O estudo utilizou como apoio teórico e metodológico das representações sociais (TRS) desenvolvida pelo francês Serge Moscovici. A amostra foi constituída por 233 estudantes do curso de Psicologia, de ambos os sexos, matriculados em uma universidade pública, e que cursavam do 1º ao último período. Para obtenção dos dados, foram utilizados os seguintes instrumentos: inventário de depressão de Beck (BDI) que mede a intensidade da depressão, a escala de ideação suicida de Beck (BSI) que analisa as gradações da gravidade de desejos, atitudes e planos suicidas e, por fim, o Teste de Associação Livre de Palavras que se estrutura através da evocação de respostas dadas a partir de um ou mais estímulos indutores.

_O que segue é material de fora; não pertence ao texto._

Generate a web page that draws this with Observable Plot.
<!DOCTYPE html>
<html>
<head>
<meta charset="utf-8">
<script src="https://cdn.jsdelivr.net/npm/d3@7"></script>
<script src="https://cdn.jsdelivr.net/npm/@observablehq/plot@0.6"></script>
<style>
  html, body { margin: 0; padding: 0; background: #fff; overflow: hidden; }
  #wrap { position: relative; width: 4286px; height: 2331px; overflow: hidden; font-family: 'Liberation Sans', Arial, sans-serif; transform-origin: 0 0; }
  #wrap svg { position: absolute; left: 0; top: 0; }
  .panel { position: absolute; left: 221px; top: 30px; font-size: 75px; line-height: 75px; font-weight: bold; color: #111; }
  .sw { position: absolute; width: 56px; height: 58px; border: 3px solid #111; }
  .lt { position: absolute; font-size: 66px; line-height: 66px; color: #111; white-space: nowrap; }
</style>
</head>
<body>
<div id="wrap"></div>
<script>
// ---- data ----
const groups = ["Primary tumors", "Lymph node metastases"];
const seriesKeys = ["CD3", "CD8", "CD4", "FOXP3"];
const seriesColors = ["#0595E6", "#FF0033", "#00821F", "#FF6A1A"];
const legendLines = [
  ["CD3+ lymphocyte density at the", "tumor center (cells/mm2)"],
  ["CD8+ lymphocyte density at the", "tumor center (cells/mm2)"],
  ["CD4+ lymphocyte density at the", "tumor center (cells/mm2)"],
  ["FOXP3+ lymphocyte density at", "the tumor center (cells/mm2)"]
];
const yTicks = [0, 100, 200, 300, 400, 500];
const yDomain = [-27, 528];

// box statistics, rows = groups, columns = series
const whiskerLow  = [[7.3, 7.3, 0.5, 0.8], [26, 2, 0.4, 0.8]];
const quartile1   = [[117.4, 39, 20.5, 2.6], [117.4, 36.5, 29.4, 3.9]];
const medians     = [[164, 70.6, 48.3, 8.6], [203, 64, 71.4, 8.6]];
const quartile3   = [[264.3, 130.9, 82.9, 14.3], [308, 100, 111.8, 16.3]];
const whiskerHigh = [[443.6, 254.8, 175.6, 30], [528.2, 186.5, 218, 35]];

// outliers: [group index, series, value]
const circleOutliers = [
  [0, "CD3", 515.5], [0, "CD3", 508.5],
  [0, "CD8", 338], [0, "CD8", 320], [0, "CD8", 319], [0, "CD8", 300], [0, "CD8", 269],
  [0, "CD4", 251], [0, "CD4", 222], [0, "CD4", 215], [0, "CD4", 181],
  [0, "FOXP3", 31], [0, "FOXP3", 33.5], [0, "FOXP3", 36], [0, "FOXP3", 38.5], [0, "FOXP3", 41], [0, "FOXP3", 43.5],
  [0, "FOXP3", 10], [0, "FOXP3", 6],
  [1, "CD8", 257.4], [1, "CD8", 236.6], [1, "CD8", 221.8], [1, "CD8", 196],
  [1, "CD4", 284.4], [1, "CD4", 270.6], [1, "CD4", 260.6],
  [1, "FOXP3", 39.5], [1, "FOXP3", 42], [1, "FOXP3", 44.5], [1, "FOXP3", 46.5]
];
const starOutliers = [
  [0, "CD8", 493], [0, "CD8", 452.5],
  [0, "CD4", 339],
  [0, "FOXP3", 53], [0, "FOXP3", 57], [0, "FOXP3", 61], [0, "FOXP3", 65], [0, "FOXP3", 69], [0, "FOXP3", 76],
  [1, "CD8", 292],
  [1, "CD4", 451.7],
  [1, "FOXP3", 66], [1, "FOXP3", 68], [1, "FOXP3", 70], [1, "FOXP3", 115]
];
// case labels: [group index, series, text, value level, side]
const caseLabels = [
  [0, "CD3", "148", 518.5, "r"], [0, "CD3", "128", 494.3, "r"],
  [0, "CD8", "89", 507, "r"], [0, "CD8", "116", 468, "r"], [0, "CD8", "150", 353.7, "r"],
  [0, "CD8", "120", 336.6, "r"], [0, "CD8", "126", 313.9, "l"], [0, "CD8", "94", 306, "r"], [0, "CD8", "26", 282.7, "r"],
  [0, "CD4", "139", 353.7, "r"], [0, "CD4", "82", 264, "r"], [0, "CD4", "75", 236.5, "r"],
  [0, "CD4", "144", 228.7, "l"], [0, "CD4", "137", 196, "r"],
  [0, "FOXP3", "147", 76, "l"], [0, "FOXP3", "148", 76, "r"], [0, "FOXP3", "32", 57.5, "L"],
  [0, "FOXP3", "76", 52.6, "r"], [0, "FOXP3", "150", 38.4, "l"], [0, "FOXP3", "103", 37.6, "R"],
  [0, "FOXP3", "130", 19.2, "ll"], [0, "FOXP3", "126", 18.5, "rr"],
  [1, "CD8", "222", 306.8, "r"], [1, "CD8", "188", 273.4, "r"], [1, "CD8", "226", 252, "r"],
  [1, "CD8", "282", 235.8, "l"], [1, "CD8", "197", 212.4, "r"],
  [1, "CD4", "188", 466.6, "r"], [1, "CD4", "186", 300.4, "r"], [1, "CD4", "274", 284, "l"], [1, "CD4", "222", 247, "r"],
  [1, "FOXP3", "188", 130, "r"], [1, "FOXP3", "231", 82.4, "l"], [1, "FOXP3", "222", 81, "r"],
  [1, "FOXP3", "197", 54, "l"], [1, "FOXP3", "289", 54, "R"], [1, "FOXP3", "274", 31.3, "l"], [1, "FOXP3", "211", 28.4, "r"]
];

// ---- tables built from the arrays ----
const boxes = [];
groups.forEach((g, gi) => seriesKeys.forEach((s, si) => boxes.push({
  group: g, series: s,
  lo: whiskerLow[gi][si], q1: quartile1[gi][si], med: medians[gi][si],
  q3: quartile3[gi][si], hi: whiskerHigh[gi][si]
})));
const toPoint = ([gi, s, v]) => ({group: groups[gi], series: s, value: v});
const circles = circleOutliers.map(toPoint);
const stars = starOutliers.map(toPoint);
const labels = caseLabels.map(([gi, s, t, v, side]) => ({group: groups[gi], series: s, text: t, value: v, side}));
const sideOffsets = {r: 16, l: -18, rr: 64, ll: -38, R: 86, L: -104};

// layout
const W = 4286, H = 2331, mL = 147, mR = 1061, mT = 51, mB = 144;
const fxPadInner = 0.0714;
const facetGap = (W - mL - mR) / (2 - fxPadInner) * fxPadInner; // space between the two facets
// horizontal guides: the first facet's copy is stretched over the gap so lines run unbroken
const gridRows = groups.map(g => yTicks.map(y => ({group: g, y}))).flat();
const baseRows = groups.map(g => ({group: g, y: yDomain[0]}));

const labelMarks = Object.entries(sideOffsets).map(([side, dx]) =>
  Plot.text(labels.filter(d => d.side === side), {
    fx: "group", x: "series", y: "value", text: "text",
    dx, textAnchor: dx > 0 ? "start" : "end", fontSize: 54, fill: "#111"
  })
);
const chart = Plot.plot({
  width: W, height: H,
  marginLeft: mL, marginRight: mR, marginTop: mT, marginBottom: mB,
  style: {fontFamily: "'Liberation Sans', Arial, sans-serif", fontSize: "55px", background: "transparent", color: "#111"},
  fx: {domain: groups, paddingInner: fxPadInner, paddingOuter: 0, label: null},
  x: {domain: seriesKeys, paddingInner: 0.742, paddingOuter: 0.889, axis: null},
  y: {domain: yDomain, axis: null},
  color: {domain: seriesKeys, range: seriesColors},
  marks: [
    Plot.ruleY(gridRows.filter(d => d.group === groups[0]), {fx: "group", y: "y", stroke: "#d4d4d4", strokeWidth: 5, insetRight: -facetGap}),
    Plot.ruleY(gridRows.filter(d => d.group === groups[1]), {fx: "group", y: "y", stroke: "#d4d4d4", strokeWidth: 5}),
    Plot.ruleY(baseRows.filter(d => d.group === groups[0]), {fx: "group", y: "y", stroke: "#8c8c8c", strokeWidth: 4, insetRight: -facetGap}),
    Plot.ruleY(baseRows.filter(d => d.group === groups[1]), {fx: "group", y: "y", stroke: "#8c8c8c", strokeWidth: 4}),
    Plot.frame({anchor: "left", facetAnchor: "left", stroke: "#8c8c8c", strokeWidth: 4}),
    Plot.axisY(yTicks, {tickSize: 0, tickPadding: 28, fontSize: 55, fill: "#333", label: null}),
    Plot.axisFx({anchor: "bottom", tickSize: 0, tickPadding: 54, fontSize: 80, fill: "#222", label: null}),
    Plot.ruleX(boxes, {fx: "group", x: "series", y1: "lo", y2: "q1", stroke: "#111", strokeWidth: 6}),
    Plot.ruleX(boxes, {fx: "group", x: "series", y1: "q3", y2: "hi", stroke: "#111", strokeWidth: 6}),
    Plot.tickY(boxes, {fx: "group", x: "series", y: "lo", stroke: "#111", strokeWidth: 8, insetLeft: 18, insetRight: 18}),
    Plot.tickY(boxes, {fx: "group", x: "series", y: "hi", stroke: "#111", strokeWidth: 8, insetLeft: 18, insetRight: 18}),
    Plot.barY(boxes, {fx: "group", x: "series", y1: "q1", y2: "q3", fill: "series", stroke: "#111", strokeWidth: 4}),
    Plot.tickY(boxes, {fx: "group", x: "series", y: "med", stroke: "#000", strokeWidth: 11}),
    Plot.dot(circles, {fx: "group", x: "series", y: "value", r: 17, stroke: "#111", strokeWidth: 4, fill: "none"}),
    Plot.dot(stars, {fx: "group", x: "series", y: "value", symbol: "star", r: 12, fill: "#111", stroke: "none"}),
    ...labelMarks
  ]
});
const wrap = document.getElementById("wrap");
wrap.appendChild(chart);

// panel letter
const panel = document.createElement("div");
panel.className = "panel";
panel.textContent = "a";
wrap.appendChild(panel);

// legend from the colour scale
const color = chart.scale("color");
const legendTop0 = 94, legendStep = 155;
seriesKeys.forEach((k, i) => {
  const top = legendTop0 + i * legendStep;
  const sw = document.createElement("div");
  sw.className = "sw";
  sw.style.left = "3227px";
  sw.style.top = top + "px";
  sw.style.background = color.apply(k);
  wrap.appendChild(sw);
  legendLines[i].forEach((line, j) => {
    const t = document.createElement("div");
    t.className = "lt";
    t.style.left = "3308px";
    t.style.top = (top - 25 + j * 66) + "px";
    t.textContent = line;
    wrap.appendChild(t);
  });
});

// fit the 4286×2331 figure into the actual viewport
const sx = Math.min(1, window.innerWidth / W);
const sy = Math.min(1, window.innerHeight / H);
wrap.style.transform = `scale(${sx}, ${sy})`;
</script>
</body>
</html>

Como resultado, a pesquisa mostrou que 25 estudantes apresentaram uma pontuação acima do ponto de corte (16) proposto por Cunha (2001). Verificou-se ainda que, 80% desses estudantes com depressão eram do sexo feminino, e os principais elementos representativos da depressão mencionados pelos estudantes eram relacionados à tristeza, insatisfação, sentimento de culpa e ideação suicida. Um dado relevante mostrado ao se fazer um paralelo entre os dois instrumentos usados (BDI e BSI), é que a maioria dos estudantes que apresentavam pensamentos suicidas, cerca de 80%, apresentou também sintomas de depressão em diferentes intensidades, o que mostra a grande influência que a depressão exerce no ato suicida. Por outro lado, é importante notar também que nem todos os alunos de Psicologia que apresentavam o desejo suicida possuíam sintomas depressivos, o que mostra como o suicídio é um fenômeno complicado de ser verificado e não pode ser explicado apenas pela do transtorno depressivo, o que permite afirmar que nem todo sujeito que apresenta desejo suicida precisa, necessariamente, ter algum transtorno mental patológico.

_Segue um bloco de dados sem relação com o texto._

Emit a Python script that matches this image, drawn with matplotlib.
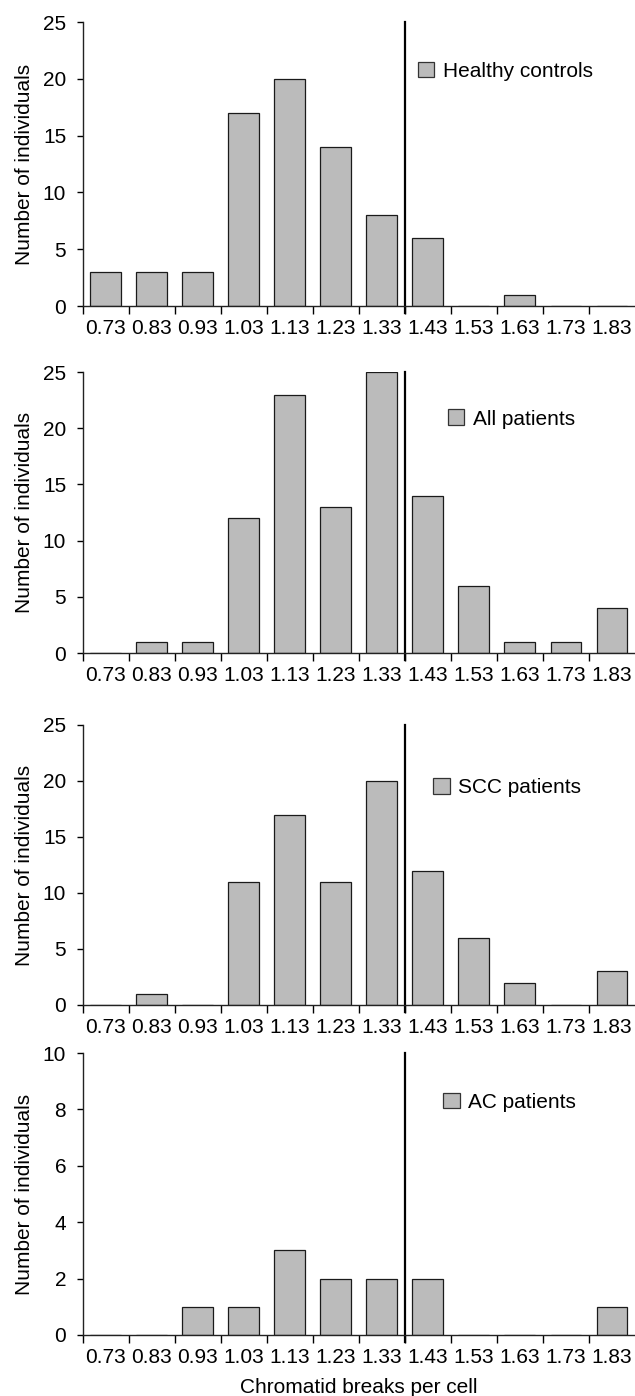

A análise de dados feita a partir do Teste de Associação Livre de Palavras permitiu observar que a depressão foi representada pelos alunos de forma parecida com a descrição clínica categorizada nos distúrbios psicoafetivos. Muitos a representaram como uma doença que envolve sentimentos de tristeza, melancolia, incapacidade, desequilíbrio e solidão. Além disso, as descrições dadas ao estímulo depressão foram muitas vezes as mesmas dadas ao estímulo suicídio, o que mostra uma semelhança entre as representações sociais desses dois fenômenos para o grupo pesquisado. O suicídio, caracterizado pelo elemento morte, representa para os estudantes de psicologia uma fuga, desequilíbrio emocional, uma saída escolhida pelo indivíduo frente aos obstáculos advindos do ambiente externo.

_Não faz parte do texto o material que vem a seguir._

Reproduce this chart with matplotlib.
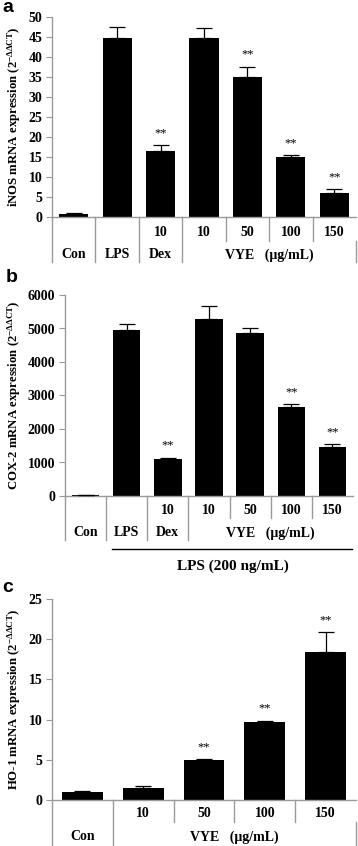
import matplotlib
matplotlib.use("Agg")
import matplotlib.pyplot as plt

plt.rcParams["font.family"] = ["Liberation Serif", "DejaVu Serif"]
plt.rcParams["mathtext.default"] = "regular"

# data
inos_vals = [0.8, 44.8, 16.4, 44.8, 35.0, 15.0, 6.1]
inos_err = [0.2, 2.7, 1.5, 2.5, 2.6, 0.5, 0.9]
inos_sig = [False, False, True, False, True, True, True]
inos_row1 = ["", "", "10", "10", "50", "100", "150"]

cox_vals = [20, 4950, 1100, 5280, 4880, 2670, 1470]
cox_err = [5, 170, 40, 400, 120, 70, 70]
cox_sig = [False, False, True, False, False, True, True]
cox_row1 = ["", "", "10", "10", "50", "100", "150"]

ho_vals = [0.96, 1.54, 4.98, 9.76, 18.36]
ho_err = [0.12, 0.2, 0.12, 0.12, 2.5]
ho_sig = [False, False, True, True, True]
ho_row1 = ["", "10", "50", "100", "150"]

W, H = 358, 846
fig = plt.figure(figsize=(W / 100, H / 100), dpi=100)

GRAY = "#9a9a9a"


def make_ax(left, right, top, bottom):
    return fig.add_axes([left / W, 1 - bottom / H, (right - left) / W, (bottom - top) / H])


def draw_bars(ax, vals, errs, sig, ymax, step, ylabel):
    x = list(range(len(vals)))
    ax.bar(x, vals, width=0.67, color="black", zorder=2)
    ax.errorbar(x, vals, yerr=[[0] * len(vals), errs], fmt="none", ecolor="black",
                elinewidth=0.9, capsize=5.5, capthick=0.9, zorder=3)
    for i, s in enumerate(sig):
        if s:
            ax.text(i, vals[i] + errs[i] + ymax * 0.03, "**", ha="center", va="bottom",
                    fontsize=9)
    ax.set_xlim(-0.5, len(vals) - 0.5)
    ax.set_ylim(0, ymax)
    ax.set_yticks(range(0, ymax + 1, step))
    ax.set_xticks([])
    for s in ["top", "right"]:
        ax.spines[s].set_visible(False)
    for s in ["left", "bottom"]:
        ax.spines[s].set_color(GRAY)
        ax.spines[s].set_linewidth(1)
    ax.tick_params(axis="y", length=4, color=GRAY, labelsize=10, pad=3)
    for t in ax.get_yticklabels():
        t.set_fontweight("bold")
    ax.set_ylabel(ylabel, fontsize=9.2, fontweight="bold")


def vline(ax, x, y0, y1, color=GRAY, lw=1):
    ax.plot([x, x], [y0, y1], color=color, lw=lw, transform=ax.get_xaxis_transform(),
            clip_on=False)


def tlabel(ax, x, y, s, size=10):
    ax.text(x, y, s, ha="center", va="center", fontsize=size, fontweight="bold",
            transform=ax.get_xaxis_transform())


# ---- panel a ----
ax1 = make_ax(52, 356, 17, 217)
draw_bars(ax1, inos_vals, inos_err, inos_sig, 50, 5,
          r"iNOS mRNA expression (2$^{-ΔΔCT}$)")
ax1.yaxis.set_label_coords(-0.095, 0.5)
r1, r2, mid, bot = -0.08, -0.19, -0.12, -0.225
for xv in [-0.5, 0.5, 1.5, 2.5]:
    vline(ax1, xv, 0, bot)
for xv in [3.5, 4.5, 5.5]:
    vline(ax1, xv, 0, mid)
vline(ax1, 6.5, mid, bot)
for i, s in enumerate(inos_row1):
    if s:
        tlabel(ax1, i, r1, s)
tlabel(ax1, 0, r2, "Con")
tlabel(ax1, 1, r2, "LPS")
tlabel(ax1, 2, r2, "Dex")
tlabel(ax1, 4.5, r2, "VYE   (μg/mL)")

# ---- panel b ----
ax2 = make_ax(65, 353, 295, 496)
draw_bars(ax2, cox_vals, cox_err, cox_sig, 6000, 1000,
          r"COX-2 mRNA expression (2$^{-ΔΔCT}$)")
ax2.yaxis.set_label_coords(-0.145, 0.5)
r1, r2, mid, bot = -0.07, -0.184, -0.11, -0.219
for xv in [-0.5, 0.5, 1.5, 2.5]:
    vline(ax2, xv, 0, bot)
for xv in [3.5, 4.5, 5.5]:
    vline(ax2, xv, 0, mid)
for i, s in enumerate(cox_row1):
    if s:
        tlabel(ax2, i, r1, s)
tlabel(ax2, 0, r2, "Con")
tlabel(ax2, 1, r2, "LPS")
tlabel(ax2, 2, r2, "Dex")
tlabel(ax2, 4.5, r2, "VYE   (μg/mL)")
ax2.plot([0.64, 6.48], [-0.264, -0.264], color="black", lw=1,
         transform=ax2.get_xaxis_transform(), clip_on=False)
tlabel(ax2, 3.59, -0.348, "LPS (200 ng/mL)", size=11)

# ---- panel c ----
ax3 = make_ax(52, 356, 599, 800)
draw_bars(ax3, ho_vals, ho_err, ho_sig, 25, 5,
          r"HO-1 mRNA expression (2$^{-ΔΔCT}$)")
ax3.yaxis.set_label_coords(-0.095, 0.5)
r1, r2, mid, bot = -0.065, -0.184, -0.11, -0.235
for xv in [-0.5, 0.5]:
    vline(ax3, xv, 0, bot)
for xv in [1.5, 2.5, 3.5]:
    vline(ax3, xv, 0, mid)
vline(ax3, 4.5, mid, bot)
for i, s in enumerate(ho_row1):
    if s:
        tlabel(ax3, i, r1, s)
tlabel(ax3, 0, r2, "Con")
tlabel(ax3, 2.5, r2, "VYE   (μg/mL)")

# panel letters
for lbl, px, py in [("a", 8, 8), ("b", 12, 277), ("c", 8, 588)]:
    fig.text(px / W, 1 - py / H, lbl, fontsize=14, fontweight="bold",
             family="Liberation Sans", ha="center", va="center")

fig.savefig("out.png", dpi=100)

O artigo traz uma importante contribuição para a literatura dos fenômenos estudados - a depressão e ato suicida -, pois tenta abordar a temática por outra visão que não apenas científica, que é a do senso comum, aproximando os dois saberes de uma forma complementar para que melhor se entenda a relação, as causas e as características de ambos os fenômenos. Apesar da recomendação desse estudo não se limitar a sujeitos específicos, visto que o problema repercute na saúde de nossa sociedade de uma forma geral, ele é especialmente indicado para estudantes e graduados em psicologia por trazer uma reflexão diferente acerca da necessidade de serviços de ajuda psicológicas mais eficientes para a população, onde o saber popular não seja totalmente esquecido, para que haja uma melhor comunicação e tratamento dos sujeitos.